Work to be completed ->
Return, without pictures, the lines from the start of the data through the one that contains "y_labels = [i * 0.5 for i in range(6)]".

Recorded information ->
■ ■ ■

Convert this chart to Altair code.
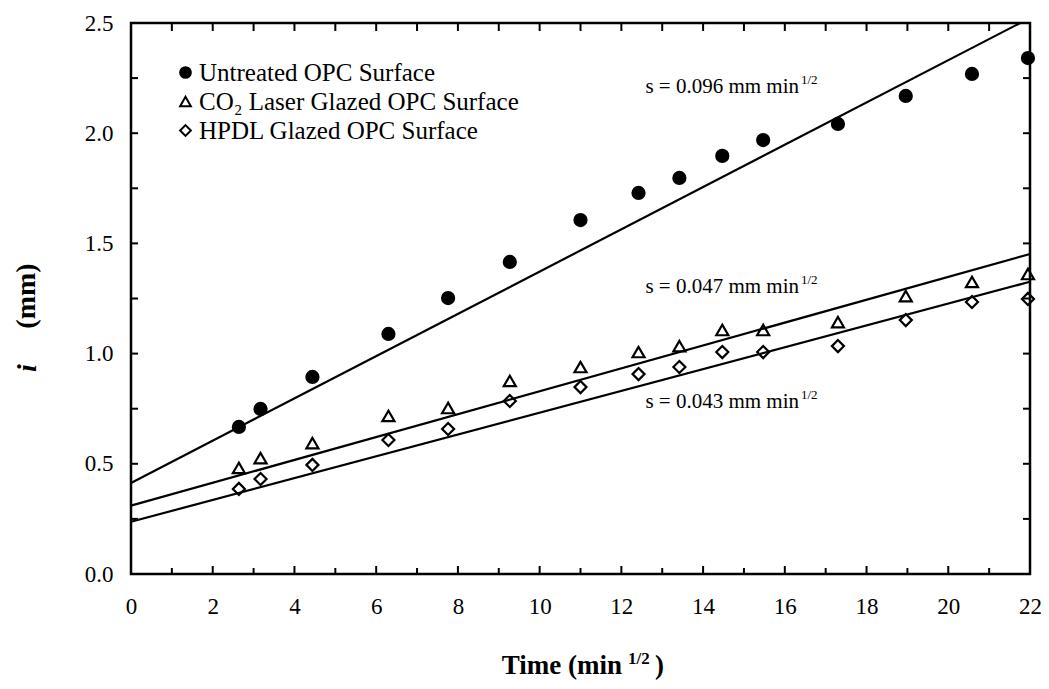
import altair as alt
import pandas as pd

# ---- data ----
time_sqrt = [2.64, 3.17, 4.44, 6.30, 7.76, 9.27, 11.0, 12.42, 13.42, 14.47, 15.47, 17.30, 18.96, 20.58, 21.95]
untreated = [0.667, 0.749, 0.894, 1.089, 1.252, 1.416, 1.606, 1.729, 1.797, 1.897, 1.969, 2.042, 2.169, 2.269, 2.341]
co2_glazed = [0.481, 0.526, 0.594, 0.717, 0.753, 0.876, 0.939, 1.007, 1.034, 1.107, 1.107, 1.143, 1.261, 1.325, 1.361]
hpdl_glazed = [0.386, 0.431, 0.495, 0.608, 0.658, 0.785, 0.848, 0.907, 0.939, 1.007, 1.007, 1.034, 1.152, 1.234, 1.248]

series_names = ["Untreated OPC Surface", "CO\u2082 Laser Glazed OPC Surface", "HPDL Glazed OPC Surface"]

# fitted lines (end points)
fit_untreated_x = [0, 21.76]
fit_untreated_y = [0.413, 2.5]
fit_co2_x = [0, 22]
fit_co2_y = [0.31, 1.452]
fit_hpdl_x = [0, 22]
fit_hpdl_y = [0.237, 1.326]

slope_texts = ["s = 0.096 mm min", "s = 0.047 mm min", "s = 0.043 mm min"]

x_major = list(range(0, 23, 2))
x_minor = list(range(1, 23, 2))
x_all = list(range(0, 23))
y_ticks = [i * 0.25 for i in range(11)]
y_labels = [i * 0.5 for i in range(6)]

# ---- layout ----
W, H = 899, 551
FONT = "Liberation Serif, Times New Roman, Times, DejaVu Serif, serif"

rows = []
for name, vals in zip(series_names, [untreated, co2_glazed, hpdl_glazed]):
    for t, v in zip(time_sqrt, vals):
        rows.append({"series": name, "time": t, "value": v})
df = pd.DataFrame(rows)

fit_rows = []
for name, xs, ys in zip(series_names,
                        [fit_untreated_x, fit_co2_x, fit_hpdl_x],
                        [fit_untreated_y, fit_co2_y, fit_hpdl_y]):
    for xv, yv in zip(xs, ys):
        fit_rows.append({"series": name, "time": xv, "value": yv})
df_fit = pd.DataFrame(fit_rows)

xscale = alt.Scale(domain=[0, 22], nice=False, zero=False)
yscale = alt.Scale(domain=[0, 2.5], nice=False, zero=False)

xaxis = alt.Axis(values=x_major, format="d", ticks=False, domain=False, grid=False,
                 labelFont=FONT, labelFontSize=23, labelColor="black", labelPadding=21,
                 title=None, labelFlush=False)
yaxis = alt.Axis(values=y_labels, format=".1f", ticks=False, domain=False, grid=False,
                 labelFont=FONT, labelFontSize=23, labelColor="black", labelPadding=18,
                 title=None, labelFlush=False)

X = alt.X("time:Q", scale=xscale, axis=xaxis)
Y = alt.Y("value:Q", scale=yscale, axis=yaxis)

points = alt.Chart(df).mark_point(size=145, strokeWidth=2.2, opacity=1).encode(
    x=X,
    y=Y,
    shape=alt.Shape("series:N",
                    scale=alt.Scale(domain=series_names, range=["circle", "triangle-up", "diamond"]),
                    legend=alt.Legend(title=None)),
    fill=alt.Fill("series:N",
                  scale=alt.Scale(domain=series_names, range=["black", "transparent", "transparent"]),
                  legend=alt.Legend(title=None)),
    stroke=alt.Stroke("series:N",
                      scale=alt.Scale(domain=series_names, range=["black", "black", "black"]),
                      legend=alt.Legend(title=None)),
)

lines = alt.Chart(df_fit).mark_line(color="black", strokeWidth=2.2).encode(
    x=X, y=Y, detail="series:N"
)

# inward ticks on all four sides
tick_x_major = pd.DataFrame({"t": x_major})
tick_x_minor = pd.DataFrame({"t": x_minor})
tick_x_all = pd.DataFrame({"t": x_all})
tick_y = pd.DataFrame({"t": y_ticks})

bx_major = alt.Chart(tick_x_major).mark_rule(color="black", strokeWidth=2).encode(
    x=alt.X("t:Q", scale=xscale, axis=xaxis), y=alt.value(H + 1), y2=alt.value(H - 8))
bx_minor = alt.Chart(tick_x_minor).mark_rule(color="black", strokeWidth=2).encode(
    x=alt.X("t:Q", scale=xscale, axis=xaxis), y=alt.value(H + 1), y2=alt.value(H - 6))
tx = alt.Chart(tick_x_all).mark_rule(color="black", strokeWidth=2).encode(
    x=alt.X("t:Q", scale=xscale, axis=xaxis), y=alt.value(0), y2=alt.value(8))
ly = alt.Chart(tick_y).mark_rule(color="black", strokeWidth=2).encode(
    y=alt.Y("t:Q", scale=yscale, axis=yaxis), x=alt.value(0), x2=alt.value(7))
ry = alt.Chart(tick_y).mark_rule(color="black", strokeWidth=2).encode(
    y=alt.Y("t:Q", scale=yscale, axis=yaxis), x=alt.value(W), x2=alt.value(W - 7))

one = pd.DataFrame({"a": [0]})

def txt(text, x, y, size, align="left", baseline="alphabetic", weight="normal", style="normal", angle=0):
    kw = dict(text=text, font=FONT, fontSize=size, align=align, baseline=baseline,
              fontWeight=weight, fontStyle=style, color="black")
    if angle:
        kw["angle"] = angle
    return alt.Chart(one).mark_text(**kw).encode(x=alt.value(x), y=alt.value(y))

# slope annotations
ann_pos = [(511, 70), (511, 270), (511, 385)]
anns = []
for s, (ax, ay) in zip(slope_texts, ann_pos):
    anns.append(txt(s, ax + 157, ay, 21, align="right"))
    anns.append(txt("1/2", ax + 159, ay - 9, 13))

# axis titles
titles = [
    txt("Time (min", 491, 651, 27, align="right", weight="bold"),
    txt("1/2", 497, 641, 17, align="left", weight="bold"),
    txt(")", 524, 651, 27, align="left", weight="bold"),
    txt("(mm)", -104, 273, 28, align="center", baseline="middle", weight="bold", angle=270),
    txt("i", -103, 345, 28, align="center", baseline="middle", weight="bold", style="italic", angle=270),
]

chart = alt.layer(lines, bx_major, bx_minor, tx, ly, ry, points, *anns, *titles).properties(
    width=W,
    height=H,
    autosize=alt.AutoSizeParams(type="none"),
    padding={"left": 123, "top": 15, "right": 11, "bottom": 106},
    background="white",
).configure_view(
    stroke="black", strokeWidth=2.5
).configure_legend(
    orient="none",
    legendX=42,
    legendY=37,
    labelFont=FONT,
    labelFontSize=25,
    labelColor="black",
    labelLimit=500,
    symbolSize=115,
    symbolStrokeWidth=2,
    rowPadding=3,
    labelOffset=1,
)

chart.save("out.html", embed_options={"renderer": "svg", "actions": False})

■ ■ ■

Answer ->
Convert this chart to Altair code.
import altair as alt
import pandas as pd

# ---- data ----
time_sqrt = [2.64, 3.17, 4.44, 6.30, 7.76, 9.27, 11.0, 12.42, 13.42, 14.47, 15.47, 17.30, 18.96, 20.58, 21.95]
untreated = [0.667, 0.749, 0.894, 1.089, 1.252, 1.416, 1.606, 1.729, 1.797, 1.897, 1.969, 2.042, 2.169, 2.269, 2.341]
co2_glazed = [0.481, 0.526, 0.594, 0.717, 0.753, 0.876, 0.939, 1.007, 1.034, 1.107, 1.107, 1.143, 1.261, 1.325, 1.361]
hpdl_glazed = [0.386, 0.431, 0.495, 0.608, 0.658, 0.785, 0.848, 0.907, 0.939, 1.007, 1.007, 1.034, 1.152, 1.234, 1.248]

series_names = ["Untreated OPC Surface", "CO\u2082 Laser Glazed OPC Surface", "HPDL Glazed OPC Surface"]

# fitted lines (end points)
fit_untreated_x = [0, 21.76]
fit_untreated_y = [0.413, 2.5]
fit_co2_x = [0, 22]
fit_co2_y = [0.31, 1.452]
fit_hpdl_x = [0, 22]
fit_hpdl_y = [0.237, 1.326]

slope_texts = ["s = 0.096 mm min", "s = 0.047 mm min", "s = 0.043 mm min"]

x_major = list(range(0, 23, 2))
x_minor = list(range(1, 23, 2))
x_all = list(range(0, 23))
y_ticks = [i * 0.25 for i in range(11)]
y_labels = [i * 0.5 for i in range(6)]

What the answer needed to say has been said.